→ **To do**:
Would you retype, exactly and without the pictures, the lines between the line holding "Write a Python" and the line holding "49.1, 48.2, 47.2, 46.3, 45.3]", inclusive, and nothing else?

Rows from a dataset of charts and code
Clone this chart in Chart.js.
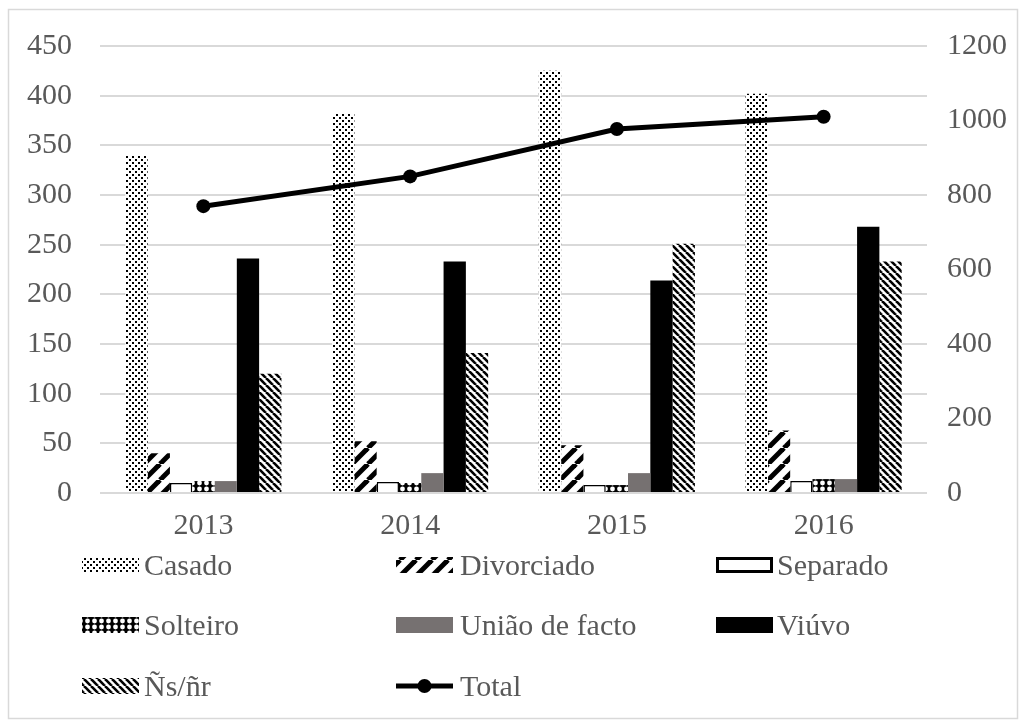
<!DOCTYPE html>
<html>
<head>
<meta charset="utf-8">
<script src="https://cdn.jsdelivr.net/npm/chart.js@4/dist/chart.umd.min.js"></script>
<style>
  html, body { margin: 0; padding: 0; background: #ffffff; }
  canvas { display: block; }
</style>
</head>
<body>
<canvas id="chart" width="1026" height="727"></canvas>
<script>
// Marital status of cases per year (left axis) and yearly total (right axis)
const years = ['2013', '2014', '2015', '2016'];
const casado = [340, 382, 425, 402];
const divorciado = [40, 52, 48, 63];
const separado = [10, 11, 8, 12];
const solteiro = [12, 10, 8, 14];
const uniaoFacto = [12, 20, 20, 14];
const viuvo = [236, 233, 214, 268];
const nsNr = [120, 141, 251, 233];
const total = [770, 850, 977, 1010];

const leftTicks = { min: 0, max: 450, step: 50 };
const rightTicks = { min: 0, max: 1200, step: 200 };

const FONT = '"Liberation Serif", "Times New Roman", serif';
const TEXT = '#595959';
const GRID = '#d9d9d9';

const canvas = document.getElementById('chart');
const ctx = canvas.getContext('2d');

function tile(w, h, bg, draw) {
  const c = document.createElement('canvas');
  c.width = w; c.height = h;
  const g = c.getContext('2d');
  g.fillStyle = bg;
  g.fillRect(0, 0, w, h);
  draw(g, w, h);
  return ctx.createPattern(c, 'repeat');
}

// small dots
const dotFill = tile(6, 6, '#ffffff', (g) => {
  g.fillStyle = '#000000';
  g.fillRect(0, 0, 2, 2);
  g.fillRect(3, 3, 2, 2);
});
// wide upward diagonal
const wideUp = tile(16, 16, '#ffffff', (g, w, h) => {
  g.strokeStyle = '#000000';
  g.lineWidth = 5;
  for (let k = -1; k <= 1; k++) {
    g.beginPath();
    g.moveTo(k * w, h);
    g.lineTo(k * w + w, 0);
    g.stroke();
  }
});
// dark downward diagonal
const darkDown = tile(7, 7, '#ffffff', (g, w, h) => {
  g.strokeStyle = '#000000';
  g.lineWidth = 2.6;
  for (let k = -1; k <= 1; k++) {
    g.beginPath();
    g.moveTo(k * w, 0);
    g.lineTo(k * w + w, h);
    g.stroke();
  }
});
// black with white spheres
const sphereFill = tile(7, 6, '#000000', (g) => {
  g.fillStyle = '#ffffff';
  g.beginPath();
  g.arc(3.5, 3, 2.4, 0, Math.PI * 2);
  g.fill();
});

const barBase = { yAxisID: 'y', order: 1, borderWidth: 0 };

const datasets = [
  { ...barBase, label: 'Casado', data: casado, backgroundColor: dotFill },
  { ...barBase, label: 'Divorciado', data: divorciado, backgroundColor: wideUp },
  { ...barBase, label: 'Separado', data: separado, backgroundColor: '#ffffff', borderColor: '#000000', borderWidth: 1.5 },
  { ...barBase, label: 'Solteiro', data: solteiro, backgroundColor: sphereFill },
  { ...barBase, label: 'União de facto', data: uniaoFacto, backgroundColor: '#767171' },
  { ...barBase, label: 'Viúvo', data: viuvo, backgroundColor: '#000000' },
  { ...barBase, label: 'Ñs/ñr', data: nsNr, backgroundColor: darkDown },
  {
    type: 'line', label: 'Total', data: total, yAxisID: 'y1', order: 0,
    borderColor: '#000000', backgroundColor: '#000000', borderWidth: 5,
    pointRadius: 7, pointBackgroundColor: '#000000', pointBorderWidth: 0,
    tension: 0, fill: false
  }
];

// legend grid: 3 columns, 3 rows
const legendCols = { symbol: [82, 396, 716], text: [144, 460, 777] };
const legendRows = [565, 625, 686];

const gridLegend = {
  id: 'gridLegend',
  afterDraw(chart) {
    const c = chart.ctx;
    c.save();
    // chart frame
    c.strokeStyle = GRID;
    c.lineWidth = 1.5;
    c.strokeRect(8.5, 9.5, 1009, 709);

    c.font = '30px ' + FONT;
    c.fillStyle = TEXT;
    c.textBaseline = 'middle';
    chart.data.datasets.forEach((ds, i) => {
      const col = i % 3, row = Math.floor(i / 3);
      const sx = legendCols.symbol[col], sy = legendRows[row];
      const sw = 57, sh = 16;
      if (ds.type === 'line') {
        c.strokeStyle = ds.borderColor;
        c.lineWidth = ds.borderWidth;
        c.beginPath();
        c.moveTo(sx, sy);
        c.lineTo(sx + sw, sy);
        c.stroke();
        c.fillStyle = ds.pointBackgroundColor;
        c.beginPath();
        c.arc(sx + sw / 2, sy, ds.pointRadius, 0, Math.PI * 2);
        c.fill();
      } else {
        c.fillStyle = ds.backgroundColor;
        c.fillRect(sx, sy - sh / 2, sw, sh);
        if (ds.borderWidth) {
          c.strokeStyle = ds.borderColor;
          c.lineWidth = 3;
          c.strokeRect(sx + 1.5, sy - sh / 2 + 1.5, sw - 3, sh - 3);
        }
      }
      c.fillStyle = TEXT;
      c.fillText(ds.label, legendCols.text[col], sy + 2);
    });
    c.restore();
  }
};

const plainNumber = (v) => String(v);

new Chart(ctx, {
  type: 'bar',
  data: { labels: years, datasets },
  options: {
    responsive: false,
    animation: false,
    layout: { padding: { top: 44, left: 0, right: 0, bottom: 0 } },
    datasets: { bar: { categoryPercentage: 0.755, barPercentage: 1 } },
    plugins: { legend: { display: false }, tooltip: { enabled: false } },
    scales: {
      x: {
        grid: { display: false },
        border: { display: false },
        ticks: { color: TEXT, font: { family: FONT, size: 30 }, padding: 7 },
        afterFit(scale) { scale.height = 234; }
      },
      y: {
        position: 'left',
        min: leftTicks.min, max: leftTicks.max,
        grid: { color: GRID, lineWidth: 2, drawTicks: false },
        border: { display: false },
        ticks: { stepSize: leftTicks.step, color: TEXT, font: { family: FONT, size: 30 }, padding: 28, callback: plainNumber },
        afterFit(scale) { scale.width = 100; }
      },
      y1: {
        position: 'right',
        min: rightTicks.min, max: rightTicks.max,
        grid: { drawOnChartArea: false, drawTicks: false },
        border: { display: false },
        ticks: { stepSize: rightTicks.step, color: TEXT, font: { family: FONT, size: 30 }, padding: 20, callback: plainNumber },
        afterFit(scale) { scale.width = 99; }
      }
    }
  },
  plugins: [gridLegend]
});
</script>
</body>
</html>
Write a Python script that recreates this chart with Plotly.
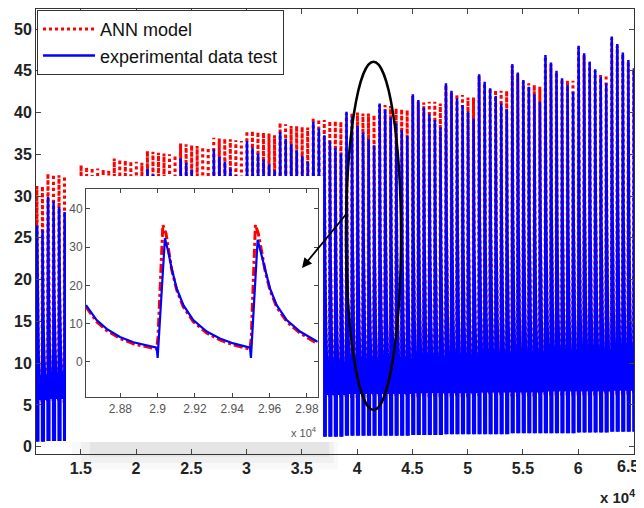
import plotly.graph_objects as go

# ---------------- main chart data ----------------
first_cycle = 11000          # time of first visible cycle start
cycle_len = 500              # cycle period (from inset: peaks at 2.90e4 and 2.95e4)

# peak of every cycle, experimental data (blue)
exp_peaks = [26.5, 25.9,
             29.9, 29.4, 28.7, 28.1, 27.5, 26.9,
             31.0, 30.4, 29.8, 29.2, 28.6, 28.0,
             32.2, 31.6, 31.0, 30.3, 29.6, 29.0,
             33.3, 32.6, 31.9, 31.2, 30.5, 29.8,
             34.5, 34.0, 33.2, 32.4, 31.7, 31.0,
             35.6, 34.7, 34.1, 33.3, 32.5, 31.9,
             36.6, 35.8, 35.1, 34.4, 33.8, 33.1,
             37.7, 36.9, 36.2, 35.5, 34.8, 34.1,
             38.9, 38.1, 37.3, 36.6, 35.8, 35.1,
             40.1, 39.5, 38.4, 37.6, 36.8, 36.1,
             41.1, 40.3, 39.4, 38.7, 37.9, 37.2,
             42.2, 41.5, 40.6, 39.8, 39.1, 38.2,
             43.5, 42.6, 41.7, 40.9, 40.1, 39.3,
             44.6, 43.7, 42.9, 42.0, 41.1, 40.4,
             45.8, 44.8, 43.9, 43.1, 42.2, 41.3,
             46.9, 46.0, 45.0, 44.1, 43.3, 42.5,
             48.0, 47.1, 46.1, 45.2, 44.3, 43.5,
             49.1, 48.2, 47.2, 46.3, 45.3]

# peak of every cycle, ANN model (red)
ann_peaks = [31.2, 31.2,
             32.7, 32.6, 32.5, 32.4, 32.2, 32.0,
             33.7, 33.5, 33.4, 33.3, 33.2, 33.1,
             34.5, 34.4, 34.3, 34.2, 34.1, 34.0,
             35.4, 35.3, 35.2, 35.1, 35.0, 34.9,
             36.3, 36.2, 36.1, 36.0, 35.9, 35.8,
             37.0, 36.9, 36.9, 36.8, 36.7, 36.6,
             37.8, 37.8, 37.7, 37.6, 37.5, 37.3,
             38.8, 38.6, 38.4, 38.4, 38.3, 38.2,
             39.4, 39.2, 39.1, 39.0, 39.0, 38.9,
             39.9, 40.0, 40.0, 39.9, 39.9, 39.7,
             40.9, 40.9, 40.8, 40.5, 40.4, 40.3,
             42.0, 41.3, 41.2, 41.3, 41.3, 41.1,
             43.3, 42.4, 42.2, 42.1, 41.8, 41.8,
             44.4, 43.5, 42.9, 42.7, 42.6, 42.6,
             45.6, 44.6, 43.7, 43.5, 43.3, 43.1,
             46.7, 45.8, 44.8, 44.0, 43.9, 43.8,
             47.8, 46.9, 45.9, 45.0, 44.5, 44.5,
             48.9, 48.0, 47.0, 46.1, 45.1]

# per group of six cycles: value at end of decay and dip minimum
group_tail = [5.6, 5.7, 5.8, 5.9, 6.0, 6.0, 6.1, 6.1, 6.2, 6.2,
              6.3, 6.3, 6.4, 6.4, 6.5, 6.5, 6.6, 6.6, 6.7]
group_min = [0.6, 0.7, 0.8, 0.8, 0.9, 1.0, 1.0, 1.1, 1.2, 1.2,
             1.3, 1.3, 1.4, 1.5, 1.5, 1.6, 1.6, 1.7, 1.8]

# one cycle shape (offset after cycle start, value)
exp_shape_t = [39, 57, 75, 102, 138, 191, 263, 334, 406, 495]
exp_shape_v = [32.3, 28.8, 24.4, 19.2, 14.8, 10.9, 7.9, 6.1, 4.8, 3.7]
ann_shape_t = [28, 57, 75, 102, 138, 191, 263, 334, 406, 495]
ann_shape_v = [35.8, 29.5, 24.2, 18.8, 14.3, 10.5, 7.5, 5.7, 4.4, 3.3]

# ---------------- inset data ----------------
inset_exp_t = [28616, 28673, 28727, 28798, 28870, 28941, 28995, 29000, 29039, 29057,
               29075, 29102, 29138, 29191, 29263, 29334, 29406, 29495, 29500, 29536,
               29558, 29576, 29602, 29638, 29692, 29763, 29858]
inset_exp_v = [14.8, 10.9, 8.6, 6.5, 5.1, 4.2, 3.7, 1.0, 32.3, 28.8,
               24.4, 19.2, 14.8, 10.9, 7.9, 6.1, 4.8, 3.7, 1.0, 31.9,
               27.9, 24.0, 19.2, 14.8, 10.9, 7.9, 5.2]
inset_ann_t = [28616, 28673, 28727, 28798, 28870, 28941, 28995, 29002, 29015, 29028,
               29045, 29057, 29075, 29102, 29138, 29191, 29263, 29334, 29406, 29495,
               29502, 29512, 29524, 29540, 29558, 29576, 29602, 29638, 29692, 29763, 29858]
inset_ann_v = [14.4, 10.5, 8.2, 6.1, 4.7, 3.8, 3.3, 6.5, 20.0, 35.8,
               33.5, 29.5, 24.2, 18.8, 14.3, 10.5, 7.5, 5.7, 4.4, 3.3,
               6.5, 20.0, 35.8, 33.5, 28.8, 23.8, 18.8, 14.3, 10.5, 7.5, 4.7]

x_tick_vals = [15000, 20000, 25000, 30000, 35000, 40000, 45000, 50000, 55000, 60000, 65000]
x_tick_text = ['1.5', '2', '2.5', '3', '3.5', '4', '4.5', '5', '5.5', '6', '']
last_x_label = '6.5'   # drawn slightly left of its tick (as in the original) so it stays inside
y_tick_vals = [0, 5, 10, 15, 20, 25, 30, 35, 40, 45, 50]
inset_x_vals = [28800, 29000, 29200, 29400, 29600, 29800]
inset_x_text = ['2.88', '2.9', '2.92', '2.94', '2.96', '2.98']
inset_y_vals = [0, 10, 20, 30, 40]

# ---------------- build the time series ----------------
GAP = 270   # offset where the dense low part of each cycle ends (leaves thin white gaps)
ref_peak, ref_tail = exp_shape_v[0], exp_shape_v[-1]
ex, ey = [10950], [group_tail[0] + 0.3]
ax_, ay_ = [10950], [group_tail[0]]
fx, fy = [], []
for k, (pe, pa) in enumerate(zip(exp_peaks, ann_peaks)):
    t0 = first_cycle + cycle_len * k
    g = (k + 4) // 6
    tail, low = group_tail[g], group_min[g]
    scale = (pe - tail) / (ref_peak - ref_tail)
    cyc_x, cyc_y = [t0], [low]
    for o, v in zip(exp_shape_t, exp_shape_v):
        cyc_x.append(t0 + o)
        cyc_y.append(pe if o == exp_shape_t[0] else tail + (v - ref_tail) * scale)
    ex += cyc_x
    ey += cyc_y
    fx += cyc_x + [t0 + GAP, t0 + GAP, None]
    fy += cyc_y + [tail, low, None]
    ax_.append(t0); ay_.append(tail - 0.3)
    for o, v in zip(ann_shape_t, ann_shape_v):
        ax_.append(t0 + o)
        ay_.append(pa if o == ann_shape_t[0] else tail - 0.3 + (v - 3.3) * scale)

FONT = 'Liberation Sans, Arial, sans-serif'
fig = go.Figure()
fig.add_trace(go.Scatter(x=ax_, y=ay_, mode='lines', name='ANN model',
                         line=dict(color='#ff0000', width=3, dash='dot')))
fig.add_trace(go.Scatter(x=fx, y=fy, mode='lines', fill='toself', fillcolor='#0000ff',
                         line=dict(width=0, color='#0000ff'), showlegend=False, hoverinfo='skip'))
fig.add_trace(go.Scatter(x=ex, y=ey, mode='lines', name='experimental data test',
                         line=dict(color='#0000ff', width=2.5)))
# white panel of the inset (own subplot so it covers the main data)
fig.add_trace(go.Scatter(x=[-5], y=[-5], xaxis='x2', yaxis='y2', mode='markers',
                         showlegend=False, hoverinfo='skip'))
fig.add_trace(go.Scatter(x=inset_ann_t, y=inset_ann_v, xaxis='x3', yaxis='y3', mode='lines',
                         showlegend=False, line=dict(color='#ff0000', width=3, dash='dashdot')))
fig.add_trace(go.Scatter(x=inset_exp_t, y=inset_exp_v, xaxis='x3', yaxis='y3', mode='lines',
                         showlegend=False, line=dict(color='#0000ff', width=2.2)))

main_font = dict(family=FONT, size=16, color='#222', weight='bold')
fig.update_layout(
    # page body adds an 8px offset, so the figure is 8px smaller with tighter left/top margins
    width=636, height=500, autosize=False, template='none',
    paper_bgcolor='white', plot_bgcolor='white',
    margin=dict(l=28, r=10, t=1, b=54),
    xaxis=dict(domain=[0, 1], range=[10950, 65050], tickvals=x_tick_vals, ticktext=x_tick_text,
               ticks='inside', ticklen=5, mirror='ticks', showline=True, linecolor='#333',
               linewidth=1, showgrid=False, zeroline=False, tickfont=main_font),
    yaxis=dict(domain=[0, 1], range=[-0.87, 52.4], tickvals=y_tick_vals,
               ticks='inside', ticklen=5, mirror='ticks', showline=True, linecolor='#333',
               linewidth=1, showgrid=False, zeroline=False, tickfont=main_font),
    xaxis2=dict(domain=[0.0502, 0.48], range=[0, 1], anchor='y2', showline=False,
                showticklabels=False, ticks='', showgrid=False, zeroline=False),
    yaxis2=dict(domain=[0.027, 0.6247], range=[0, 1], anchor='x2', showline=False,
                showticklabels=False, ticks='', showgrid=False, zeroline=False),
    xaxis3=dict(domain=[0.0836, 0.4711], range=[28616, 29858], anchor='y3',
                tickvals=inset_x_vals, ticktext=inset_x_text, ticks='inside', ticklen=4,
                mirror='ticks', showline=True, linecolor='#444', showgrid=False, zeroline=False,
                tickfont=dict(family=FONT, size=12, color='#555')),
    yaxis3=dict(domain=[0.1274, 0.5955], range=[-9.3, 45.2], anchor='x3',
                tickvals=inset_y_vals, ticks='inside', ticklen=4,
                mirror='ticks', showline=True, linecolor='#444', showgrid=False, zeroline=False,
                tickfont=dict(family=FONT, size=12, color='#555')),
    legend=dict(x=0.0017, y=0.998, xanchor='left', yanchor='top', bgcolor='white',
                bordercolor='#333', borderwidth=1, font=dict(family=FONT, size=18, color='#111'),
                itemwidth=52, tracegroupgap=0),
    showlegend=True,
)

# soft shadow under the inset panel
for x0, x1, y0, y1, op in [(0.060, 0.505, 0.027, -0.035, 0.025),
                           (0.075, 0.498, 0.027, -0.020, 0.035),
                           (0.090, 0.490, 0.027, -0.006, 0.045)]:
    fig.add_shape(type='rect', xref='paper', yref='paper', x0=x0, x1=x1, y0=y0, y1=y1,
                  fillcolor=f'rgba(0,0,0,{op})', line=dict(width=0), layer='below')

# ellipse highlighting the zoomed zone
fig.add_shape(type='circle', xref='paper', yref='paper', x0=0.5184, x1=0.6104,
              y0=0.0989, y1=0.8816, line=dict(color='black', width=2.5), layer='above')

fig.add_annotation(x=0.4448, y=0.418, xref='paper', yref='paper', ax=46, ay=-56, text='',
                   showarrow=True, arrowhead=2, arrowsize=1.1, arrowwidth=1.8, arrowcolor='black')
fig.add_annotation(x=0.99, y=-0.0292, xref='paper', yref='paper', showarrow=False,
                   xanchor='center', yanchor='middle', text=last_x_label, font=main_font)
fig.add_annotation(x=0.973, y=-0.0966, xref='paper', yref='paper', showarrow=False,
                   xanchor='center', yanchor='middle',
                   text='x 10<sup>4</sup>', font=dict(family=FONT, size=15, color='#222', weight='bold'))
fig.add_annotation(x=0.448, y=0.049, xref='paper', yref='paper', showarrow=False,
                   xanchor='center', yanchor='middle',
                   text='x 10<sup>4</sup>', font=dict(family=FONT, size=11, color='#555'))

fig.write_html('out.html')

→ **Solution**:
Write a Python script that recreates this chart with Plotly.
import plotly.graph_objects as go

# ---------------- main chart data ----------------
first_cycle = 11000          # time of first visible cycle start
cycle_len = 500              # cycle period (from inset: peaks at 2.90e4 and 2.95e4)

# peak of every cycle, experimental data (blue)
exp_peaks = [26.5, 25.9,
             29.9, 29.4, 28.7, 28.1, 27.5, 26.9,
             31.0, 30.4, 29.8, 29.2, 28.6, 28.0,
             32.2, 31.6, 31.0, 30.3, 29.6, 29.0,
             33.3, 32.6, 31.9, 31.2, 30.5, 29.8,
             34.5, 34.0, 33.2, 32.4, 31.7, 31.0,
             35.6, 34.7, 34.1, 33.3, 32.5, 31.9,
             36.6, 35.8, 35.1, 34.4, 33.8, 33.1,
             37.7, 36.9, 36.2, 35.5, 34.8, 34.1,
             38.9, 38.1, 37.3, 36.6, 35.8, 35.1,
             40.1, 39.5, 38.4, 37.6, 36.8, 36.1,
             41.1, 40.3, 39.4, 38.7, 37.9, 37.2,
             42.2, 41.5, 40.6, 39.8, 39.1, 38.2,
             43.5, 42.6, 41.7, 40.9, 40.1, 39.3,
             44.6, 43.7, 42.9, 42.0, 41.1, 40.4,
             45.8, 44.8, 43.9, 43.1, 42.2, 41.3,
             46.9, 46.0, 45.0, 44.1, 43.3, 42.5,
             48.0, 47.1, 46.1, 45.2, 44.3, 43.5,
             49.1, 48.2, 47.2, 46.3, 45.3]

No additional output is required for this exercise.